The world's top shipping companies, including Maersk and Hapag-Lloyd, stopped using Red Sea routes after Yemen's Houthi militant group began targeting vessels this month, disrupting global trade through the Suez Canal.

Instead they have rerouted via southern Africa, a longer and more expensive journey. The canal is the quickest sea route between Asia and Europe.

Shipping firms are now reviewing whether it is safe to return after the United States announced a multinational maritime security initiative in the Red Sea in response to attacks on vessels by Yemen's Houthis.

CMA CGM has undertaken "an in-depth evaluation of the security landscape", it said in a statement.

"We are currently devising plans for the gradual increase in the number of vessels transiting through the Suez Canal.

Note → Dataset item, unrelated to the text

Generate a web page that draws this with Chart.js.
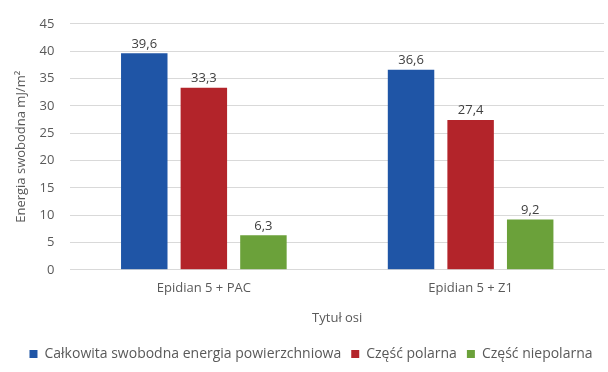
<!DOCTYPE html>
<html><head><meta charset="utf-8">
<script src="https://cdn.jsdelivr.net/npm/chart.js@4/dist/chart.umd.min.js"></script>
<style>html,body{margin:0;padding:0;background:#fff}#w{width:608px;height:372px}</style>
</head><body><div id="w"><canvas id="c"></canvas></div>
<script>
const categories = ["Epidian 5 + PAC", "Epidian 5 + Z1"];
const seriesNames = ["Całkowita swobodna energia powierzchniowa", "Część polarna", "Część niepolarna"];
const totalEnergy = [39.6, 36.6];
const polarPart = [33.3, 27.4];
const nonpolarPart = [6.3, 9.2];
const colors = ["#1F55A6", "#B3242A", "#6BA13A"];
const FONT = "'Open Sans', sans-serif";
const TXT = "#595959";

const labelPlugin = {
  id: 'vals',
  afterDatasetsDraw(chart) {
    const ctx = chart.ctx;
    ctx.save();
    ctx.font = "13px " + FONT;
    ctx.fillStyle = "#404040";
    ctx.textAlign = "center";
    ctx.textBaseline = "bottom";
    chart.data.datasets.forEach((ds, i) => {
      chart.getDatasetMeta(i).data.forEach((el, j) => {
        ctx.fillText(ds.data[j].toFixed(1).replace('.', ','), el.x, el.y - 3);
      });
    });
    ctx.restore();
  }
};

new Chart(document.getElementById('c'), {
  type: 'bar',
  data: {
    labels: categories,
    datasets: [
      {label: seriesNames[0], data: totalEnergy, backgroundColor: colors[0]},
      {label: seriesNames[1], data: polarPart, backgroundColor: colors[1]},
      {label: seriesNames[2], data: nonpolarPart, backgroundColor: colors[2]}
    ]
  },
  options: {
    responsive: true, maintainAspectRatio: false, animation: false,
    layout: {padding: {left: 18, right: 4, top: 21, bottom: 1}},
    datasets: {bar: {barPercentage: 0.78, categoryPercentage: 0.67}},
    plugins: {
      legend: {position: 'bottom', labels: {boxWidth: 8, boxHeight: 8, padding: 10, color: TXT, font: {family: FONT, size: 14}}},
      tooltip: {enabled: false}
    },
    scales: {
      x: {
        grid: {display: false},
        border: {color: '#d9d9d9'},
        ticks: {color: TXT, font: {family: FONT, size: 13}, padding: 3},
        title: {display: true, text: 'Tytuł osi', color: TXT, font: {family: FONT, size: 13}, padding: {top: 11, bottom: 11}}
      },
      y: {
        min: 0, max: 45,
        grid: {color: '#d9d9d9', drawTicks: false},
        border: {display: false},
        ticks: {stepSize: 5, color: TXT, font: {family: FONT, size: 13}, padding: 16},
        title: {display: true, text: 'Energia swobodna mJ/m²', color: TXT, font: {family: FONT, size: 13}, padding: {top: -5, bottom: -5}}
      }
    }
  },
  plugins: [labelPlugin]
});
</script></body></html>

We are monitoring the situation constantly and we stand ready to promptly reassess and adjust our plans as needed."

German container shipping group Hapag-Lloyd will decide on Wednesday whether to resume journeys through the Red Sea, a spokesperson said.

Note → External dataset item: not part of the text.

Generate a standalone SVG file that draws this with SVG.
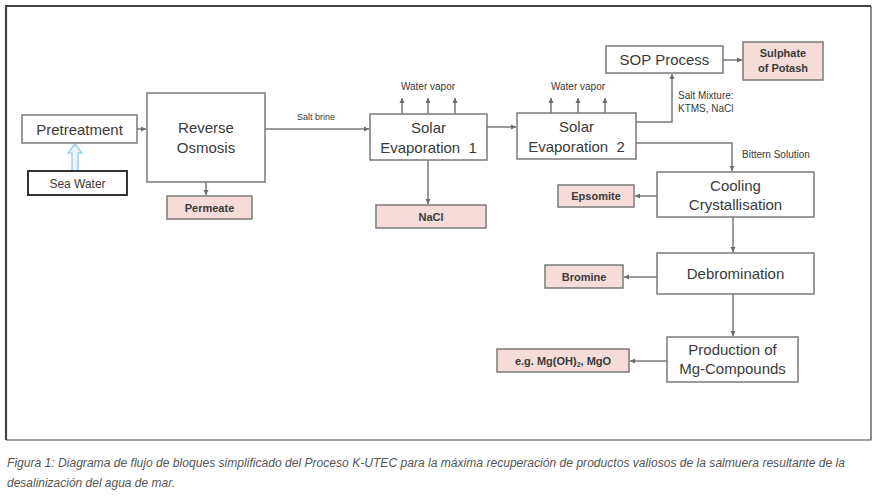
<svg xmlns="http://www.w3.org/2000/svg" width="876" height="496" viewBox="0 0 876 496">
<style>
.box{fill:#fff;stroke:#7a7a7a;stroke-width:1.5}
.prod{fill:#f5dcd9;stroke:#7a7a7a;stroke-width:1.5}
.t{font-family:"Liberation Sans",Arial,sans-serif;font-size:15px;fill:#3a3a3a;text-anchor:middle}
.p{font-family:"Liberation Sans",Arial,sans-serif;font-size:11px;font-weight:bold;fill:#3a3a3a;text-anchor:middle}
.s{font-family:"Liberation Sans",Arial,sans-serif;font-size:10px;fill:#3a3a3a}
.c{fill:none;stroke:#7a7a7a;stroke-width:1.5}
.cap{font-family:"Liberation Sans",Arial,sans-serif;font-style:italic;font-size:12px;fill:#555}
</style>
<defs>
<marker id="ah" markerWidth="6" markerHeight="6" refX="5" refY="3" orient="auto" markerUnits="userSpaceOnUse">
<path d="M0,0.5 L5,3 L0,5.5 Z" fill="#6a6a6a"/>
</marker>
</defs>
<rect width="876" height="496" fill="#fff"/>
<g id="frame">
<path d="M6,440 L6,6 L871,6" fill="none" stroke="#444" stroke-width="2.2"/>
<path d="M871,6 L871,440 L6,440" fill="none" stroke="#444" stroke-width="1.2"/>
</g>
<g id="connectors">
<line class="c" x1="137" y1="129" x2="146" y2="129" marker-end="url(#ah)"/>
<line class="c" x1="206" y1="182" x2="206" y2="195" marker-end="url(#ah)"/>
<line class="c" x1="265" y1="129" x2="369" y2="129" marker-end="url(#ah)"/>
<line class="c" x1="402" y1="114" x2="402" y2="98" marker-end="url(#ah)"/>
<line class="c" x1="428" y1="114" x2="428" y2="98" marker-end="url(#ah)"/>
<line class="c" x1="455" y1="114" x2="455" y2="98" marker-end="url(#ah)"/>
<line class="c" x1="428" y1="160" x2="428" y2="204" marker-end="url(#ah)"/>
<line class="c" x1="487" y1="127" x2="516" y2="127" marker-end="url(#ah)"/>
<line class="c" x1="551" y1="113" x2="551" y2="98" marker-end="url(#ah)"/>
<line class="c" x1="578" y1="113" x2="578" y2="98" marker-end="url(#ah)"/>
<line class="c" x1="605" y1="113" x2="605" y2="98" marker-end="url(#ah)"/>
<polyline class="c" points="636,122 672,122 672,74" marker-end="url(#ah)"/>
<line class="c" x1="723" y1="60" x2="742" y2="60" marker-end="url(#ah)"/>
<polyline class="c" points="636,143 732,143 732,171" marker-end="url(#ah)"/>
<line class="c" x1="657" y1="196" x2="635" y2="196" marker-end="url(#ah)"/>
<line class="c" x1="733" y1="217" x2="733" y2="252" marker-end="url(#ah)"/>
<line class="c" x1="657" y1="277" x2="624" y2="277" marker-end="url(#ah)"/>
<line class="c" x1="733" y1="294" x2="733" y2="336" marker-end="url(#ah)"/>
<line class="c" x1="667" y1="361" x2="630" y2="361" marker-end="url(#ah)"/>
<path d="M72,171 L72,153 L68,153 L75,144 L82,153 L78,153 L78,171 Z" fill="#eaf5fd" stroke="#9fd0f2" stroke-width="1.5"/>
<text class="s" x="316" y="120" text-anchor="middle" style="font-size:9px">Salt brine</text>
<text class="s" x="428" y="90" text-anchor="middle">Water vapor</text>
<text class="s" x="578" y="90" text-anchor="middle">Water vapor</text>
<text class="s" x="678" y="99">Salt Mixture:</text>
<text class="s" x="678" y="112">KTMS, NaCl</text>
<text class="s" x="742" y="158">Bittern Solution</text>
</g>
<g id="pretreatment"><rect class="box" x="22" y="115" width="115" height="28"/><text class="t" x="79.5" y="135">Pretreatment</text></g>
<g id="seawater"><rect x="28" y="171" width="99" height="24" fill="#fff" stroke="#333" stroke-width="2"/><text class="t" x="77.5" y="187.5" style="font-size:12px">Sea Water</text></g>
<g id="ro"><rect class="box" x="147" y="93" width="118" height="89"/><text class="t" x="206" y="133">Reverse</text><text class="t" x="206" y="153">Osmosis</text></g>
<g id="permeate"><rect class="prod" x="167" y="196" width="85" height="23"/><text class="p" x="209.5" y="211.5">Permeate</text></g>
<g id="se1"><rect class="box" x="370" y="114" width="117" height="46"/><text class="t" x="428.5" y="133">Solar</text><text class="t" x="428.5" y="153" xml:space="preserve">Evaporation  1</text></g>
<g id="nacl"><rect class="prod" x="376" y="205" width="110" height="23"/><text class="p" x="431" y="220.5">NaCl</text></g>
<g id="se2"><rect class="box" x="517" y="113" width="119" height="46"/><text class="t" x="576.5" y="132">Solar</text><text class="t" x="576.5" y="152" xml:space="preserve">Evaporation  2</text></g>
<g id="sop"><rect class="box" x="606" y="46" width="117" height="27"/><text class="t" x="664.5" y="65">SOP Process</text></g>
<g id="sulphate"><rect class="prod" x="743" y="42" width="80" height="38"/><text class="p" x="783" y="57">Sulphate</text><text class="p" x="783" y="72">of Potash</text></g>
<g id="cooling"><rect class="box" x="657" y="172" width="157" height="45"/><text class="t" x="735.5" y="191">Cooling</text><text class="t" x="735.5" y="210">Crystallisation</text></g>
<g id="epsomite"><rect class="prod" x="558" y="185" width="76" height="22"/><text class="p" x="596" y="200">Epsomite</text></g>
<g id="debromination"><rect class="box" x="657" y="253" width="157" height="41"/><text class="t" x="735.5" y="279">Debromination</text></g>
<g id="bromine"><rect class="prod" x="545" y="265" width="78" height="23"/><text class="p" x="584" y="281">Bromine</text></g>
<g id="mgprod"><rect class="box" x="667" y="337" width="131" height="45"/><text class="t" x="732.5" y="355">Production of</text><text class="t" x="732.5" y="374">Mg-Compounds</text></g>
<g id="mgo"><rect class="prod" x="497" y="349" width="132" height="23"/><text class="p" x="563" y="364.5">e.g. Mg(OH)<tspan font-size="7px" dy="2">2</tspan><tspan dy="-2">, MgO</tspan></text></g>
<g id="caption">
<text class="cap" x="7" y="467" textLength="838" lengthAdjust="spacingAndGlyphs">Figura 1: Diagrama de flujo de bloques simplificado del Proceso K-UTEC para la máxima recuperación de productos valiosos de la salmuera resultante de la</text>
<text class="cap" x="7" y="487" textLength="168" lengthAdjust="spacingAndGlyphs">desalinización del agua de mar.</text>
</g>
</svg>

"We will decide tomorrow how we will proceed," a Hapag-Lloyd spokesperson said on Tuesday, declining to comment further.

The company had said last week it would redirect 25 ships by the end of the year to avoid the area.

Danish-based Maersk had said on Sunday that it was preparing to resume shipping operations in the Red Sea and the Gulf of Aden, citing deployment of the U.S.-led military operation designed to ensure the safety of commerce in the area.

Maersk did not immediately respond to requests for comment on Tuesday about when it would return vessels to the Suez Canal and what assistance it had received from the U.S.-led maritime force.

In a notice posted on its website on Tuesday, CMA CGM listed 28 of its vessels as being re-routed around the Cape of Good Hope, compared with 22 in a previous list published last Thursday.

CMA CGM is among container lines to have introduced surcharges due to the re-routing of vessels, adding to rising costs for sea transport since the Houthis started targeting vessels.

Mediterranean Shipping Co. said container ship United VIII was attacked while transiting the Red Sea on Tuesday. The Houthis also on Tuesday claimed to have fired missiles at the vessel, without saying it was struck.

Two explosions in the Red Sea were reported by a vessel sailing off the coast of Yemen on Tuesday, shortly after two unmanned aircraft were sighted, a British maritime authority said.

The British maritime authority said the vessel was in contact with coalition forces and that reports said the crew was safe and the vessel was continuing its voyage.